A civil revision petition filed under Order VI rule 17 seeking to amend the plaint does not dismiss the petition and the nature remains unaltered. This was upheld by the Hon’ble Mr. Justice A.D Jagadish Chandirawhere he said, “This Court is of the opinion that by amending the plaint, the nature of the suit will not be altered. However, the respondents/defendants have to be given an opportunity to file additional written statement” in Prabavathi V. R. Raghu [CRP(PD)No.3867 of 2016].

The brief facts of the case are, the plaintiff filed a suit to get a permanent injunction against the defendant to prevent him from interfering the plaintiff’s enjoyment and possession of the suit property. The defendants filed a counter suit claiming that the plaintiff had filed a vexatious suit to defeat the right of the defendants. At this stage, the plaintiff filed a petition seeking to amend the plaint stating that during the pendency of the suit, the defendants had trespassed into the property. However, the trial judge dismissed the petition on the ground of lack of evidence to support the trespass. Aggrieved by this, the petitioner filed a civil revision petition.

The counsel for the petitioner submitted that the petitioner can submit evidence in support of his claim of trespass and the trial judge had wrongly dismissed the petition and asks the court to set aside the order of the trial court and permit the petitioner to amend the plaint.

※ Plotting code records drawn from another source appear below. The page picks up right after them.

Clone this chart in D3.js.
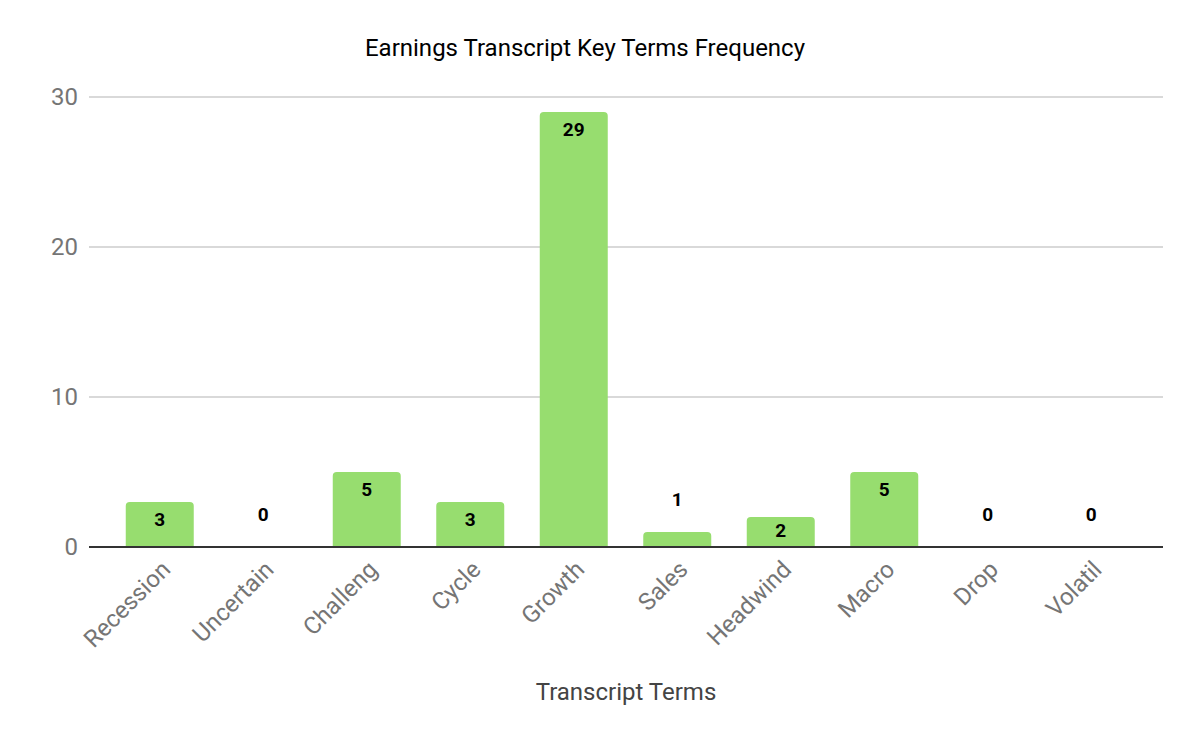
<!DOCTYPE html>
<html><head><meta charset="utf-8">
<script src="https://cdn.jsdelivr.net/npm/d3@7"></script>
<style>body{margin:0;background:#fff;font-family:Roboto,sans-serif;}</style>
</head><body><svg id="c" width="1200" height="741"></svg>
<script>
const categories = ["Recession","Uncertain","Challeng","Cycle","Growth","Sales","Headwind","Macro","Drop","Volatil"];
const values = [3,0,5,3,29,1,2,5,0,0];
const yTicks = [0,10,20,30];
const title = "Earnings Transcript Key Terms Frequency";
const xTitle = "Transcript Terms";

const svg = d3.select("#c");
svg.append("rect").attr("width",1200).attr("height",741).attr("fill","#fff");
const plotL = 89, plotR = 1163;
const y = d3.scaleLinear().domain([0,30]).range([547,97]);
const x = d3.scaleBand().domain(categories).range([108,1143]).paddingInner(0.343).paddingOuter(0.1715);

// gridlines
svg.append("g").selectAll("line").data(yTicks.filter(d=>d>0)).join("line")
  .attr("x1",plotL).attr("x2",plotR).attr("y1",d=>y(d)).attr("y2",d=>y(d))
  .attr("stroke","#cccccc").attr("stroke-width",1.3);
svg.append("g").selectAll("text").data(yTicks).join("text")
  .attr("x",78).attr("y",d=>y(d)-1).attr("dy","0.36em").attr("text-anchor","end")
  .attr("font-size",24).attr("fill","#757575").text(d=>d);

// bars with rounded top
const r = 4;
function barPath(d){
  const x0 = x(d.c), w = x.bandwidth(), top = y(d.v), base = y(0);
  if (d.v <= 0) return "";
  const rr = Math.min(r, (base-top));
  return `M${x0},${base}V${top+rr}Q${x0},${top} ${x0+rr},${top}H${x0+w-rr}Q${x0+w},${top} ${x0+w},${top+rr}V${base}Z`;
}
const data = categories.map((c,i)=>({c, v: values[i]}));
svg.append("g").selectAll("path").data(data).join("path")
  .attr("d",barPath).attr("fill","#97dd6f");

// axis baseline
svg.append("line").attr("x1",plotL).attr("x2",plotR).attr("y1",y(0)).attr("y2",y(0))
  .attr("stroke","#333333").attr("stroke-width",2);

// value labels
svg.append("g").selectAll("text").data(data).join("text")
  .attr("x",d=>x(d.c)+x.bandwidth()/2)
  .attr("y",d=>{
    const top=y(d.v), base=y(0);
    if (base-top >= 25) return Math.min(top+17, (top+base)/2 - 2);
    return top-33;
  })
  .attr("dy","0.36em").attr("text-anchor","middle")
  .attr("font-size",19).attr("font-weight","bold").attr("fill","#000")
  .text(d=>d.v);

// x labels
svg.append("g").selectAll("text").data(categories).join("text")
  .attr("transform",d=>`translate(${x(d)+x.bandwidth()/2+12},${571}) rotate(-45)`)
  .attr("text-anchor","end")
  .attr("font-size",24).attr("fill","#757575").text(d=>d);

// titles
svg.append("text").attr("x",585).attr("y",47).attr("dy","0.36em").attr("text-anchor","middle")
  .attr("font-size",24).attr("fill","#000").text(title);
svg.append("text").attr("x",626).attr("y",691).attr("dy","0.36em").attr("text-anchor","middle")
  .attr("font-size",24).attr("fill","#444").text(xTitle);
</script></body></html>
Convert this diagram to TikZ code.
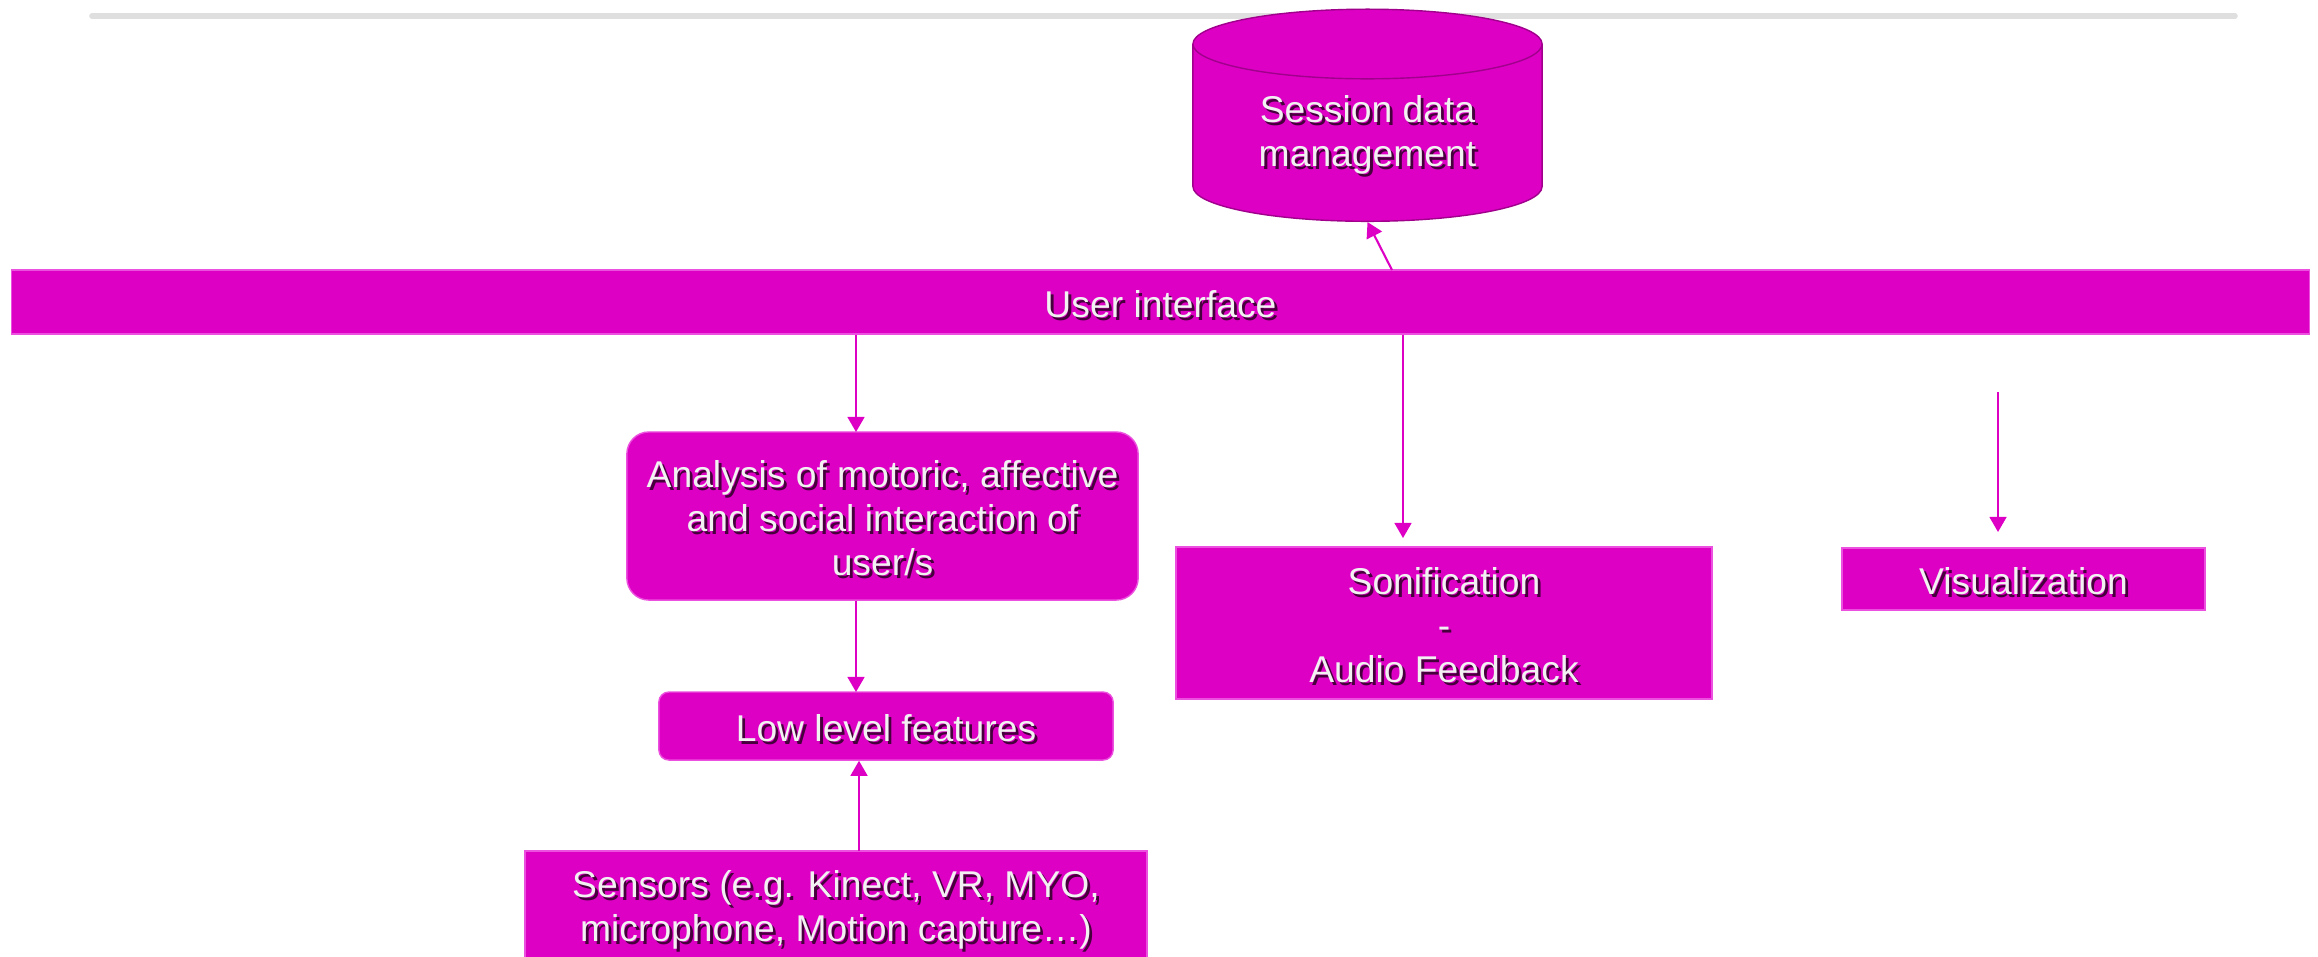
\documentclass[tikz,border=0pt]{standalone}
\usepackage{fontspec}
\setmainfont{Liberation Sans}
\usetikzlibrary{shapes.geometric,arrows.meta}
\definecolor{mag}{RGB}{221,0,196}
\definecolor{magline}{RGB}{236,80,222}
\definecolor{magdark}{RGB}{160,0,140}
\definecolor{shade}{RGB}{70,0,60}
\definecolor{txt}{RGB}{242,242,242}
\newcommand\shd[1]{\leavevmode\raisebox{-1pt}[\height][\depth]{\rlap{\kern0.8pt\raisebox{-0.8pt}{\textcolor{shade}{#1}}}#1}}
\tikzset{blk/.style={fill=mag,draw=magline,line width=0.4pt,text=txt,align=center,
  inner sep=0pt,font=\fontsize{10.6}{12.5}\selectfont},
  arr/.style={->,draw=mag,line width=0.6pt}}

\begin{document}
\begin{tikzpicture}[x=0.01cm,y=-0.01cm,>={Triangle[width=4.8pt,length=4.3pt]}]
\clip (0,0) rectangle (2318,956);
\draw[line width=1.6pt,line cap=round,gray!25] (92,16) -- (2235,16);
\node[blk,shape=cylinder,shape border rotate=90,aspect=0.32,draw=magdark,
  minimum width=3.49cm,minimum height=2.12cm] (sdm) at (1367.5,133)
  {\shd{Session data}\\ \shd{management}};
\node[blk,minimum width=22.97cm,minimum height=0.64cm] (ui) at (1160.5,302) {\shd{User interface}};
\node[blk,rounded corners=0.22cm,minimum width=5.11cm,minimum height=1.68cm] (an) at (882.5,516)
  {\shd{Analysis of motoric, affective}\\ \shd{and social interaction of}\\ \shd{user/s}};
\node[blk,rounded corners=0.1cm,minimum width=4.54cm,minimum height=0.68cm] (low) at (886,726) {\shd{Low level features}};
\node[blk,minimum width=6.22cm,minimum height=1.14cm] (sens) at (836,908)
  {\shd{Sensors (e.g. Kinect, VR, MYO,}\\ \shd{microphone, Motion capture…)}};
\node[blk,minimum width=5.36cm,minimum height=1.52cm] (son) at (1444,623)
  {\shd{Sonification}\\ \shd{-}\\ \shd{Audio Feedback}};
\node[blk,minimum width=3.63cm,minimum height=0.62cm] (vis) at (2023.5,579) {\shd{Visualization}};
%
\coordinate (sdmtail) at (1392,270);
\coordinate (antip) at (856,432);
\coordinate (lowtip) at (856,692);
\coordinate (senstail) at (859,851);
\coordinate (sontip) at (1403,538);
\coordinate (vistail) at (1998,392);
\coordinate (vistip) at (1998,532);
%
\path (sdmtail) edge[arr] (sdm.270)
      (ui.south -| antip) edge[arr] (antip)
      (an.south -| lowtip) edge[arr] (lowtip)
      (senstail) edge[arr] (low.south -| senstail)
      (ui.south -| sontip) edge[arr] (sontip)
      (vistail) edge[arr] (vistip)
;
\end{tikzpicture}
\end{document}
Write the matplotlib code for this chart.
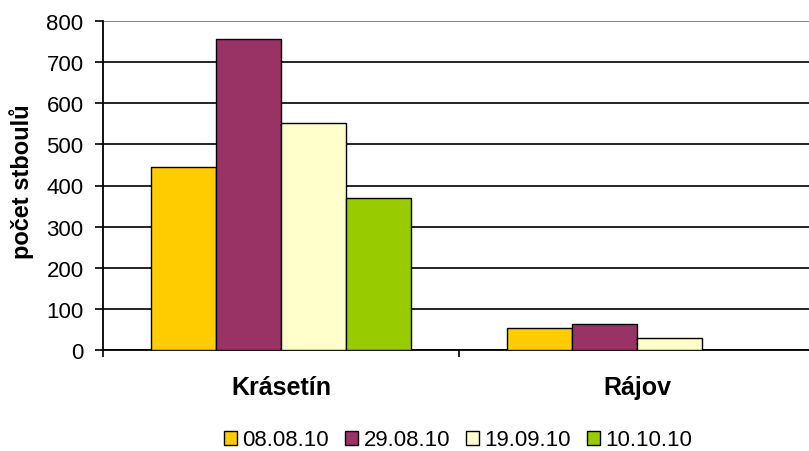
import matplotlib
matplotlib.use("Agg")
import matplotlib.pyplot as plt
from matplotlib.patches import Patch
import numpy as np

plt.rcParams['font.family'] = ['Liberation Sans', 'DejaVu Sans']

categories = ["Krásetín", "Rájov"]
series_names = ["08.08.10", "29.08.10", "19.09.10", "10.10.10"]
values = {
    "08.08.10": [445, 53],
    "29.08.10": [757, 63],
    "19.09.10": [552, 28],
    "10.10.10": [370, 0],
}
colors = ["#FFCC00", "#993366", "#FFFFCC", "#99CC00"]
y_ticks = [0, 100, 200, 300, 400, 500, 600, 700, 800]
y_label = "počet stboulů"

W, H = 809, 452
fig = plt.figure(figsize=(W / 100, H / 100), dpi=100)
left, right, bottom, top = 103, 815, 351, 22
ax = fig.add_axes([left / W, (H - bottom) / H, (right - left) / W, (bottom - top) / H])

x = np.arange(len(categories))
bw = 0.1826
for i, name in enumerate(series_names):
    ax.bar(x + (i - 1.5) * bw, values[name], width=bw, color=colors[i],
           edgecolor="black", linewidth=1.0, zorder=3)

ax.set_xlim(-0.5, len(categories) - 0.5)
ax.set_ylim(0, 800)
ax.set_yticks(y_ticks)
ax.yaxis.grid(True, color="black", linewidth=1.2, zorder=0)
ax.set_axisbelow(True)
for s in ["top", "right"]:
    ax.spines[s].set_visible(False)
ax.spines["left"].set_linewidth(1.3)
ax.spines["bottom"].set_linewidth(1.3)
ax.axhline(800, color="#999999", linewidth=1.2, zorder=1)

ax.tick_params(axis="y", direction="out", length=6, width=1.2, labelsize=16, pad=8)
ax.set_xticks([-0.5, 0.5, 1.5])
ax.set_xticklabels(["", "", ""])
ax.tick_params(axis="x", which="major", direction="out", length=5, width=1.2)
ax.set_xticks(x, minor=True)
ax.set_xticklabels(categories, minor=True, fontsize=18, fontweight="bold")
ax.tick_params(axis="x", which="minor", length=0, pad=18)

fig.text(22 / W, (H - 182) / H, y_label, rotation=90, ha="center", va="center",
         fontsize=17, fontweight="bold")

handles = [Patch(facecolor=c, edgecolor="black", linewidth=1.0) for c in colors]
fig.legend(handles, series_names, loc="center", bbox_to_anchor=(458 / W, (H - 441) / H),
           ncol=4, frameon=False, fontsize=16, handlelength=0.6, handleheight=0.6,
           handletextpad=0.25, columnspacing=0.7, borderpad=0)

fig.savefig("out.png", dpi=100)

The counsel for the respondent submitted that the plaintiff has falsely accused the defendants of trespass and the order of the trial judge was right. They also claimed that the petition was an abuse of process of law to delay the proceedings. After listening to both the counsels, the learned judge decreed that, “The petition seeking to amend the plaint has been filed, even before the commencement of trial. The petitioner had paid necessary Court fee. Even if the petitioner had not been in possession earlier, when the suit for declaration has been filed, the consequential prayer would have to seek for recovery of possession. This Court is of the opinion that by amending the plaint, the nature of the suit will not be altered. However, the respondents/defendants have to be given an opportunity to file additional written statement and the petitioner/plaintiff is bound to prove that the respondents/defendants trespassed into the property on 08.05.2016 by letting in evidence” thus allowing the petition.